• MATERIAL PROVIDED:
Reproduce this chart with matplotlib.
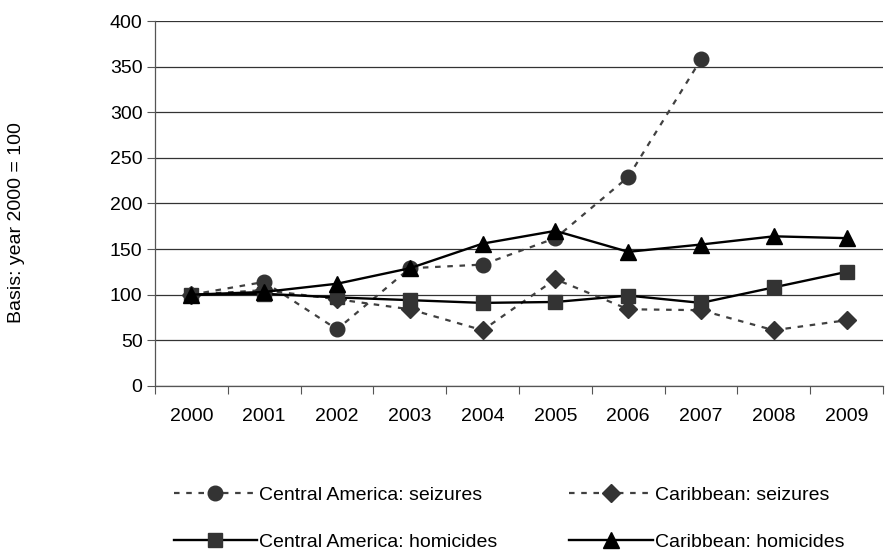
import matplotlib
matplotlib.use('Agg')
import matplotlib.pyplot as plt

plt.rcParams['font.family'] = ['Liberation Sans', 'DejaVu Sans']

years = ['2000', '2001', '2002', '2003', '2004', '2005', '2006', '2007', '2008', '2009']

ca_seizures = [100, 114, 62, 129, 133, 162, 229, 358, None, None]
car_seizures = [100, 105, 95, 84, 61, 117, 84, 83, 61, 72]
ca_homicides = [100, 101, 97, 94, 91, 92, 99, 91, 108, 125]
car_homicides = [100, 103, 112, 129, 156, 170, 147, 155, 164, 162]

x = list(range(len(years)))

fig = plt.figure(figsize=(8.91, 5.56), dpi=100)
ax = fig.add_axes([0.174, 0.306, 0.817, 0.656])

dash = (0, (2.5, 3))
ca_s_x = [i for i, v in zip(x, ca_seizures) if v is not None]
ca_s_y = [v for v in ca_seizures if v is not None]

l1, = ax.plot(ca_s_x, ca_s_y, linestyle=dash, color='#404040', lw=1.6,
              marker='o', markersize=10.5, markerfacecolor='#333333',
              markeredgecolor='#333333', label='Central America: seizures')
l2, = ax.plot(x, car_seizures, linestyle=dash, color='#404040', lw=1.6,
              marker='D', markersize=9, markerfacecolor='#333333',
              markeredgecolor='#333333', label='Caribbean: seizures')
l3, = ax.plot(x, ca_homicides, linestyle='-', color='black', lw=1.7,
              marker='s', markersize=10, markerfacecolor='#333333',
              markeredgecolor='#333333', label='Central America: homicides')
l4, = ax.plot(x, car_homicides, linestyle='-', color='black', lw=1.7,
              marker='^', markersize=11, markerfacecolor='black',
              markeredgecolor='black', label='Caribbean: homicides')

ax.set_xlim(-0.5, len(years) - 0.5)
ax.set_ylim(0, 400)
ax.set_yticks(range(0, 401, 50))
ax.set_xticks(x)
ax.set_xticklabels(years)
ax.set_xticks([i - 0.5 for i in range(len(years) + 1)], minor=True)
ax.tick_params(axis='x', which='major', length=0, pad=16, labelsize=14)
ax.tick_params(axis='x', which='minor', length=6, width=0.8, color='#555555')
ax.tick_params(axis='y', length=6, width=0.8, color='#555555', labelsize=14, pad=3)

ax.grid(axis='y', color='#333333', lw=0.9)
ax.set_axisbelow(True)
for s in ['top', 'right']:
    ax.spines[s].set_visible(False)
for s in ['left', 'bottom']:
    ax.spines[s].set_color('#555555')
    ax.spines[s].set_linewidth(0.9)

fig.text(0.018, 0.60, 'Basis: year 2000 = 100', rotation=90, ha='center',
         va='center', fontsize=14)

fig.legend(handles=[l1, l3, l2, l4], ncol=2, loc='upper left',
           bbox_to_anchor=(0.186, 0.14), bbox_transform=fig.transFigure,
           frameon=False, fontsize=14, handlelength=4.3, handletextpad=0.1,
           columnspacing=3.7, labelspacing=1.55, borderaxespad=0)

plt.savefig('out.png', dpi=100)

• DO THIS: Transcribe exactly, with no pictures, the lines running from the first line of the material through the line holding "ax = fig.add_axes([0.174, 0.306, 0.817, 0.656])".

• SOLUTION FOR THIS EXERCISE:
Reproduce this chart with matplotlib.
import matplotlib
matplotlib.use('Agg')
import matplotlib.pyplot as plt

plt.rcParams['font.family'] = ['Liberation Sans', 'DejaVu Sans']

years = ['2000', '2001', '2002', '2003', '2004', '2005', '2006', '2007', '2008', '2009']

ca_seizures = [100, 114, 62, 129, 133, 162, 229, 358, None, None]
car_seizures = [100, 105, 95, 84, 61, 117, 84, 83, 61, 72]
ca_homicides = [100, 101, 97, 94, 91, 92, 99, 91, 108, 125]
car_homicides = [100, 103, 112, 129, 156, 170, 147, 155, 164, 162]

x = list(range(len(years)))

fig = plt.figure(figsize=(8.91, 5.56), dpi=100)
ax = fig.add_axes([0.174, 0.306, 0.817, 0.656])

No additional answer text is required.